Sabihondos y entrometidos

En España se sabe de todo y esa sapiencia parece dar derecho a trazar el camino ajeno con tiralíneas

Tenemos suerte en España de ser un país tan completo, aunque muchas veces se luzca tan poco. Cuando nacemos, además de los genes heredados de nuestros progenitores, dicen que casi todos traemos dentro un entrenador de fútbol o de baloncesto, aunque yo añadiría también un estratega, un arreglamundos, un político perfecto y, ahora por circunstancias, hasta un virólogo. Sabemos de todo y debe ser por esa sapiencia casi renacentista de la que estamos dotados, que nos creemos con derecho a trazar el camino de los demás con compás y tiralíneas. Está claro que no es igual que esas trazas se esbocen acompañadas de un pincho y una caña, conversaciones de barra de bar le llamamos a eso, que desde los despachos, rodeados de asesores y sabios. Eso es otra cosa, es otro nivel, a veces le llaman política. Y como en los líquidos, hay niveles bajos, medios y altos.

¿Imaginan a un ciudadano de a pie dirigiendo a un tribunal sobre cuál debe ser el artículo y la pena que tiene que aplicar a un reo, o aconsejándole si debe meterlo en prisión o dejarlo en libertad? Mucho menos recomendarle que tiene que tomar decisiones ajustadas a la ley, que debe ser imparcial y justo… Sería considerado un ataque a la independencia judicial. Por eso se repite tanto esa frase ya cómica de «acato la sentencia aunque no estoy de acuerdo». No la acates y verás.

Imaginen a ese mismo ciudadano en la consulta de un especialista indicándole al médico cómo diagnosticarle la enfermedad, qué terapia aplicarle y recordándole que se debe al juramento hipocrático, que si le va a operar tiene que administrarle una sustancia anestésica… etc. etc. Sería para invitarle a salir de la consulta amablemente, cuando no para llamar al personal de seguridad.

Y qué pasaría si ese mismo ciudadano entrometido y sabihondo se permitiera el lujo de decirle a un político con mando en plaza qué constructoras deben realizar la obra pública proyectada, qué empresa debe encargarse de los suministros o quién debe ser nombrado su mano derecha o izquierda. Ahí estaríamos hablando de palabras mayores.

Pues no crean, algo que parece tan absurdo se reproduce con total impunidad en profesiones como la de periodista. Eso sí, disfrazado de cool y moderno. Es cierto que los oficios evolucionan con la sociedad y es necesario adaptarse. Mal iríamos o mal vamos con los que no lo hacen. Pero de ahí a sugerir cómo se debe escribir una noticia, qué contar y qué no y con qué palabras va un abismo. Sobre todo porque, como dice un sufrido compañero, la realidad es la que es, dura la mayoría de las veces. Y nuestra función es contar lo que pasa, buscar la información, contrastarla y elaborarla. Guste más o guste menos.

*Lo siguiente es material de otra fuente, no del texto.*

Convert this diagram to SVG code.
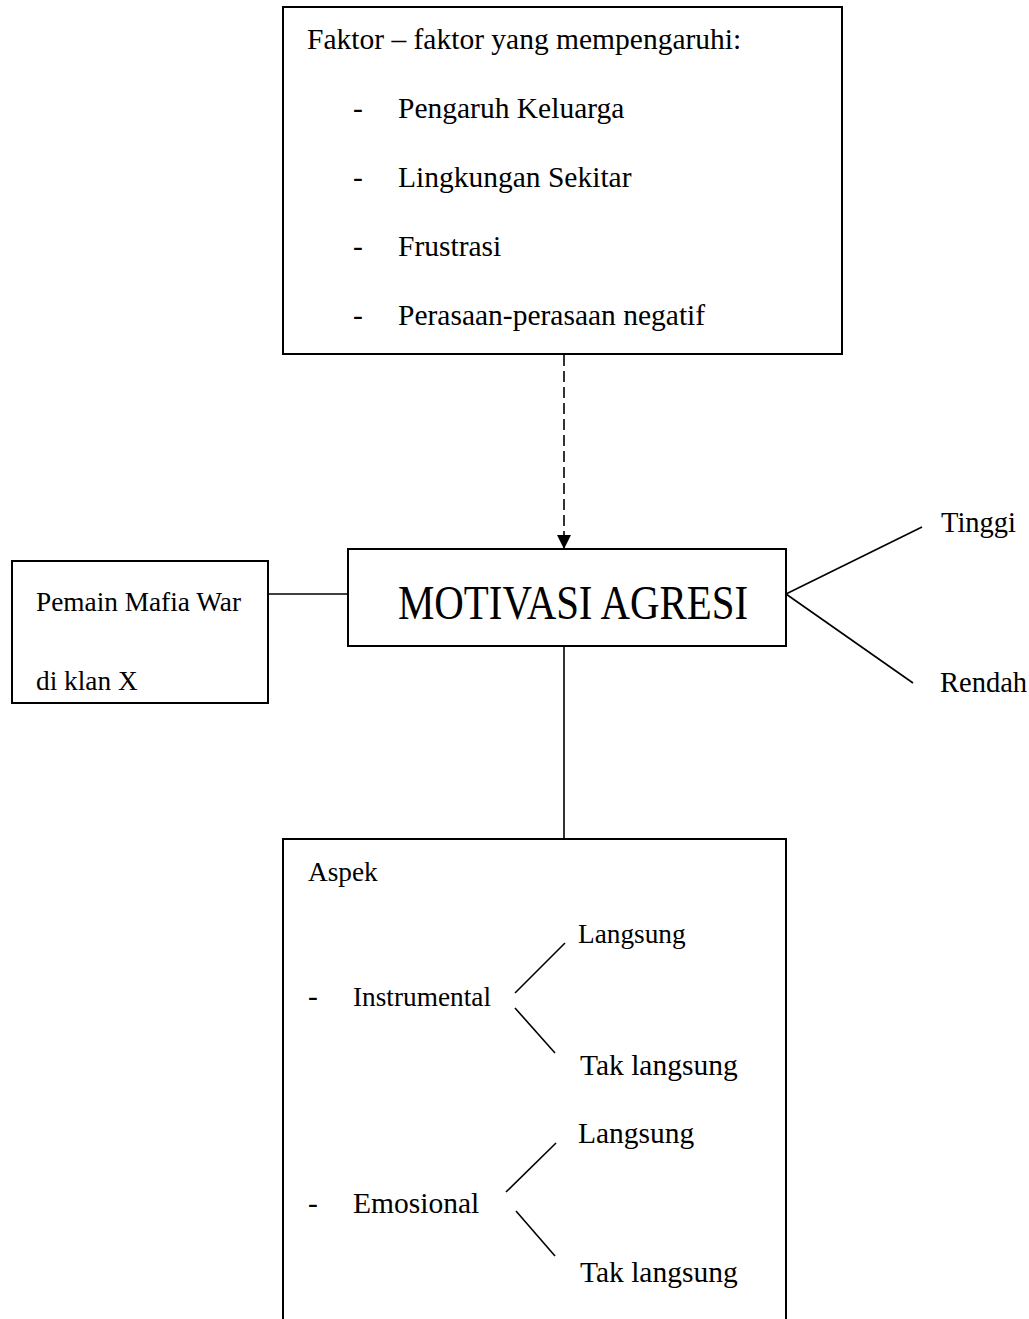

Sé que no es políticamente correcto verbalizarlo, pero es hora ya de dignificar nuestro trabajo, tan esencial para la democracia, si se ejerce con honradez, como el de la buena, o incluso de la mala, política. Cuidado con los decálogos y las intromisiones, que se empieza por el suave adoctrinamiento y se acaba siendo espiado en las redes por los comisarios políticos. La libertad está en juego.